**PROBLEM DETAILS**
From the first line of the listing below, retype each line up to and including the one with "x_ticks = [0, 5, 10, 15, 20, 25]"; pictures stay out.

**INFORMATION GIVEN**
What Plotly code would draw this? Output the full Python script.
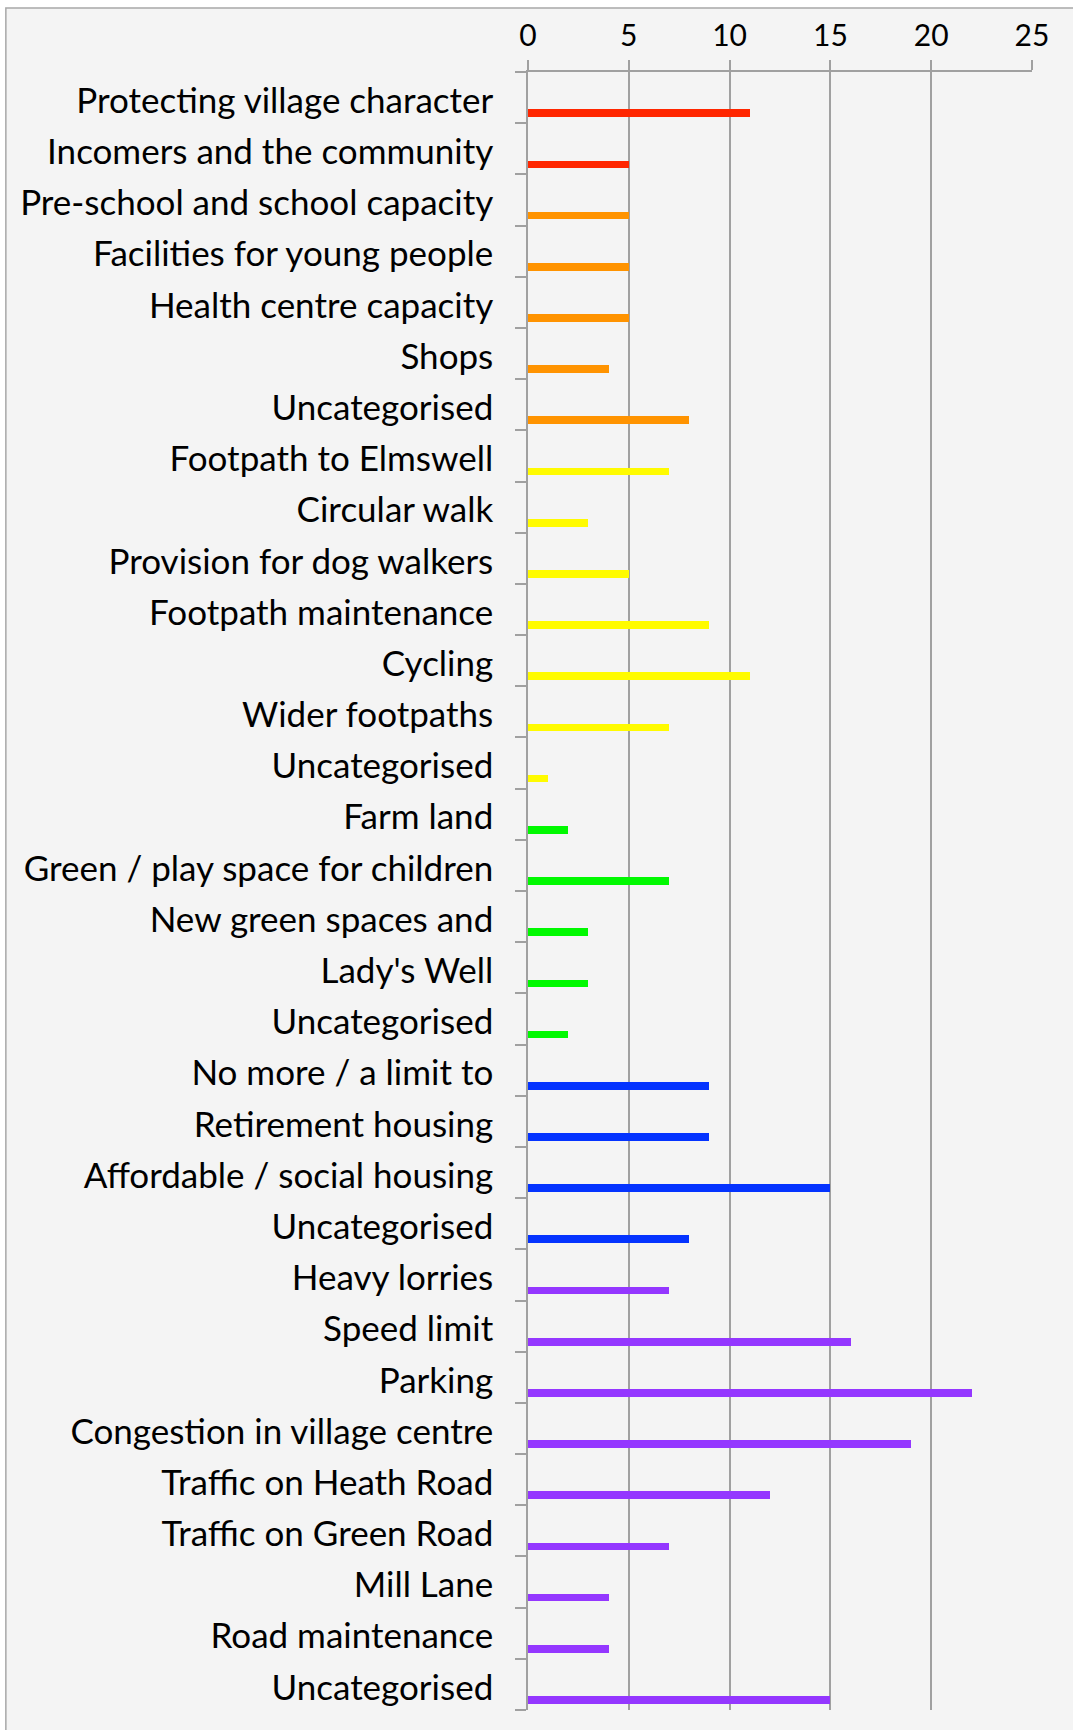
import plotly.graph_objects as go

# survey topics, top to bottom
topics = [
    "Protecting village character", "Incomers and the community",
    "Pre-school and school capacity", "Facilities for young people",
    "Health centre capacity", "Shops", "Uncategorised",
    "Footpath to Elmswell", "Circular walk", "Provision for dog walkers",
    "Footpath maintenance", "Cycling", "Wider footpaths", "Uncategorised",
    "Farm land", "Green / play space for children", "New green spaces and",
    "Lady's Well", "Uncategorised",
    "No more / a limit to", "Retirement housing", "Affordable / social housing",
    "Uncategorised",
    "Heavy lorries", "Speed limit", "Parking", "Congestion in village centre",
    "Traffic on Heath Road", "Traffic on Green Road", "Mill Lane",
    "Road maintenance", "Uncategorised",
]
counts = [11, 5, 5, 5, 5, 4, 8, 7, 3, 5, 9, 11, 7, 1, 2, 7, 3, 3, 2,
          9, 9, 15, 8, 7, 16, 22, 19, 12, 7, 4, 4, 15]
themes = (["character"] * 2 + ["services"] * 5 + ["paths"] * 7 +
          ["green"] * 5 + ["housing"] * 4 + ["traffic"] * 9)
x_ticks = [0, 5, 10, 15, 20, 25]

theme_colors = {
    "character": "#FF2600",
    "services": "#FF9300",
    "paths": "#FFFB00",
    "green": "#00F900",
    "housing": "#0433FF",
    "traffic": "#9437FF",
}

grey = "#A0A0A0"
pos = list(range(len(topics)))

fig = go.Figure()
fig.add_trace(
    go.Bar(
        x=counts,
        y=pos,
        orientation="h",
        width=0.15,
        offset=0.23,
        marker=dict(color=[theme_colors[t] for t in themes], line=dict(width=0)),
        showlegend=False,
        hovertemplate="%{customdata}: %{x}<extra></extra>",
        customdata=topics,
    )
)

# chart frame (background panel with grey border, cut off at right/bottom)
fig.add_shape(
    type="rect", xref="paper", yref="paper",
    x0=-1.036, x1=1.3, y0=-0.05, y1=1.039,
    fillcolor="#F4F4F4", line=dict(color="#A8A8A8", width=1.5),
    layer="below",
)

fig.update_layout(
    width=1073,
    height=1730,
    margin=dict(l=528, r=41, t=72, b=20),
    paper_bgcolor="white",
    plot_bgcolor="rgba(0,0,0,0)",
    font=dict(family="Lato, sans-serif", color="black"),
    bargap=0,
    xaxis=dict(
        side="top",
        range=[0, 25],
        tickvals=x_ticks,
        showgrid=True,
        gridcolor=grey,
        gridwidth=1.5,
        zeroline=False,
        showline=True,
        linecolor=grey,
        linewidth=1.5,
        ticks="outside",
        ticklen=10,
        tickwidth=1.5,
        tickcolor=grey,
        ticklabelstandoff=2,
        tickfont=dict(size=30),
    ),
    yaxis=dict(
        range=[len(topics) - 0.5, -0.5],
        tickvals=pos,
        ticktext=topics,
        ticks="",
        showgrid=False,
        zeroline=False,
        showline=True,
        linecolor=grey,
        linewidth=1.5,
        ticklabelstandoff=26,
        ticklabelshift=-3,
        tickfont=dict(size=35),
        minor=dict(
            tick0=0.5, dtick=1, ticks="outside", ticklen=11,
            tickwidth=1.5, tickcolor=grey, showgrid=False,
        ),
    ),
)

fig.write_html("out.html", config={"displayModeBar": False},
               post_script="document.body.style.margin='0';")
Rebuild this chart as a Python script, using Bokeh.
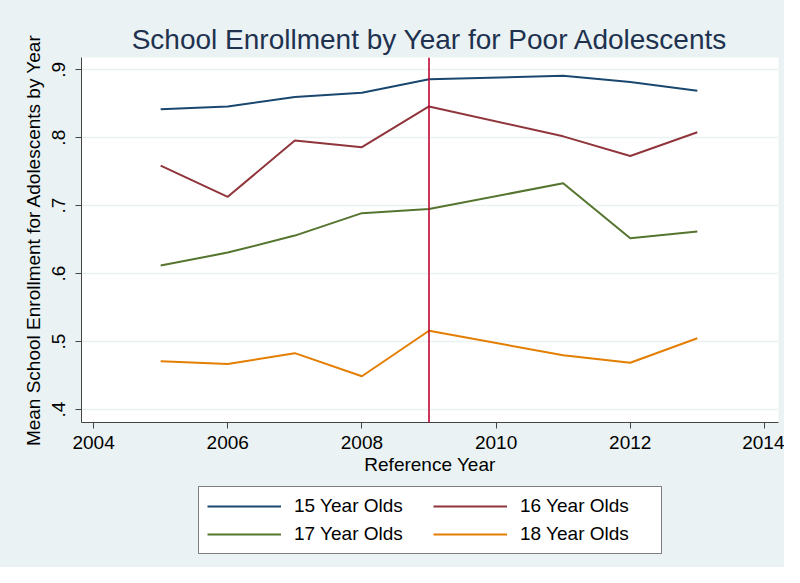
from bokeh.plotting import figure
from bokeh.layouts import column
from bokeh.models import Span, Legend, LegendItem, FixedTicker, Range1d
from bokeh.embed import file_html
from bokeh.resources import INLINE

years = [2005, 2006, 2007, 2008, 2009, 2011, 2012, 2013]
age15 = [0.842, 0.846, 0.860, 0.866, 0.886, 0.891, 0.882, 0.869]
age16 = [0.759, 0.713, 0.796, 0.786, 0.846, 0.802, 0.773, 0.808]
age17 = [0.612, 0.631, 0.656, 0.689, 0.695, 0.733, 0.652, 0.662]
age18 = [0.471, 0.467, 0.483, 0.449, 0.516, 0.480, 0.469, 0.505]
series_names = ["15 Year Olds", "16 Year Olds", "17 Year Olds", "18 Year Olds"]
series_colors = ["#1a476f", "#90353b", "#55752f", "#e37e00"]
ref_year = 2009
x_ticks = [2004, 2006, 2008, 2010, 2012, 2014]
y_ticks = [0.4, 0.5, 0.6, 0.7, 0.8, 0.9]
y_tick_labels = [".4", ".5", ".6", ".7", ".8", ".9"]

BG = "#eaf2f3"
FONT = "Liberation Sans"
W = 784
H_MAIN = 482
H_LEG = 567 - H_MAIN
LEFT = 81
RIGHT = 6

p = figure(width=W, height=H_MAIN, output_backend="svg", toolbar_location=None,
           x_range=Range1d(2003.82, 2014.21), y_range=Range1d(0.381, 0.918),
           min_border_left=LEFT, min_border_right=RIGHT, min_border_top=57,
           min_border_bottom=H_MAIN - 422,
           title="School Enrollment by Year for Poor Adolescents")
p.border_fill_color = BG
p.background_fill_color = "white"
p.outline_line_color = None

p.title.align = "center"
p.title.text_font = FONT
p.title.text_font_size = "28px"
p.title.text_font_style = "normal"
p.title.text_color = "#1e3250"
p.title.standoff = 6

series = [age15, age16, age17, age18]
for vals, col in zip(series, series_colors):
    p.line(years, vals, line_color=col, line_width=2)

p.add_layout(Span(location=ref_year, dimension="height", line_color="#c10534", line_width=1.6))

p.xgrid.visible = False
p.ygrid.grid_line_color = BG
p.ygrid.grid_line_width = 1.5
p.ygrid.ticker = FixedTicker(ticks=y_ticks)

for ax in (p.xaxis[0], p.yaxis[0]):
    ax.axis_line_color = "#444444"
    ax.major_tick_line_color = "#444444"
    ax.major_tick_out = 6
    ax.major_tick_in = 0
    ax.minor_tick_out = 0
    ax.minor_tick_in = 0
    ax.major_label_text_font = FONT
    ax.major_label_text_font_size = "19px"
    ax.major_label_text_color = "black"
    ax.axis_label_text_font = FONT
    ax.axis_label_text_font_size = "19px"
    ax.axis_label_text_font_style = "normal"
    ax.axis_label_text_color = "black"

p.xaxis.ticker = FixedTicker(ticks=x_ticks)
p.xaxis.axis_label = "Reference Year"
p.xaxis.major_label_standoff = 7
p.xaxis.axis_label_standoff = 2

p.yaxis.ticker = FixedTicker(ticks=y_ticks)
p.yaxis.major_label_overrides = {t: l for t, l in zip(y_ticks, y_tick_labels)}
p.yaxis.major_label_orientation = "vertical"
p.yaxis.axis_label = "Mean School Enrollment for Adolescents by Year"
p.yaxis.major_label_standoff = 10
p.yaxis.axis_label_standoff = 6

# legend strip below the chart (same line styles as the series; their
# stand-in data lie outside the strip's view, so only the legend shows)
pl = figure(width=W, height=H_LEG, output_backend="svg", toolbar_location=None,
            x_axis_type=None, y_axis_type=None, x_range=Range1d(0, 1), y_range=Range1d(0, 1),
            min_border_left=LEFT, min_border_right=RIGHT, min_border_top=0, min_border_bottom=0)
pl.border_fill_color = BG
pl.background_fill_color = BG
pl.outline_line_color = None
pl.xgrid.visible = False
pl.ygrid.visible = False
leg_renderers = [pl.line([-5, -4], [-5, -4], line_color=c, line_width=2) for c in series_colors]

items = [LegendItem(label=n, renderers=[r]) for n, r in zip(series_names, leg_renderers)]
legend = Legend(items=items, nrows=2, orientation="horizontal",
                location=(198 - LEFT, 567 - 554))
legend.label_text_font = FONT
legend.label_text_font_size = "19px"
legend.label_text_color = "black"
legend.glyph_width = 74
legend.glyph_height = 20
legend.label_standoff = 13
legend.label_width = 133
legend.spacing = 6
legend.padding = 8
legend.margin = 0
legend.border_line_color = "black"
legend.border_line_width = 1
legend.background_fill_color = "white"
legend.background_fill_alpha = 1
pl.add_layout(legend, "center")

layout = column(p, pl, spacing=0)
layout.styles = {"background-color": BG}

open("out.html", "w").write(file_html(layout, INLINE))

**COMPLETED TASK**
What Plotly code would draw this? Output the full Python script.
import plotly.graph_objects as go

# survey topics, top to bottom
topics = [
    "Protecting village character", "Incomers and the community",
    "Pre-school and school capacity", "Facilities for young people",
    "Health centre capacity", "Shops", "Uncategorised",
    "Footpath to Elmswell", "Circular walk", "Provision for dog walkers",
    "Footpath maintenance", "Cycling", "Wider footpaths", "Uncategorised",
    "Farm land", "Green / play space for children", "New green spaces and",
    "Lady's Well", "Uncategorised",
    "No more / a limit to", "Retirement housing", "Affordable / social housing",
    "Uncategorised",
    "Heavy lorries", "Speed limit", "Parking", "Congestion in village centre",
    "Traffic on Heath Road", "Traffic on Green Road", "Mill Lane",
    "Road maintenance", "Uncategorised",
]
counts = [11, 5, 5, 5, 5, 4, 8, 7, 3, 5, 9, 11, 7, 1, 2, 7, 3, 3, 2,
          9, 9, 15, 8, 7, 16, 22, 19, 12, 7, 4, 4, 15]
themes = (["character"] * 2 + ["services"] * 5 + ["paths"] * 7 +
          ["green"] * 5 + ["housing"] * 4 + ["traffic"] * 9)
x_ticks = [0, 5, 10, 15, 20, 25]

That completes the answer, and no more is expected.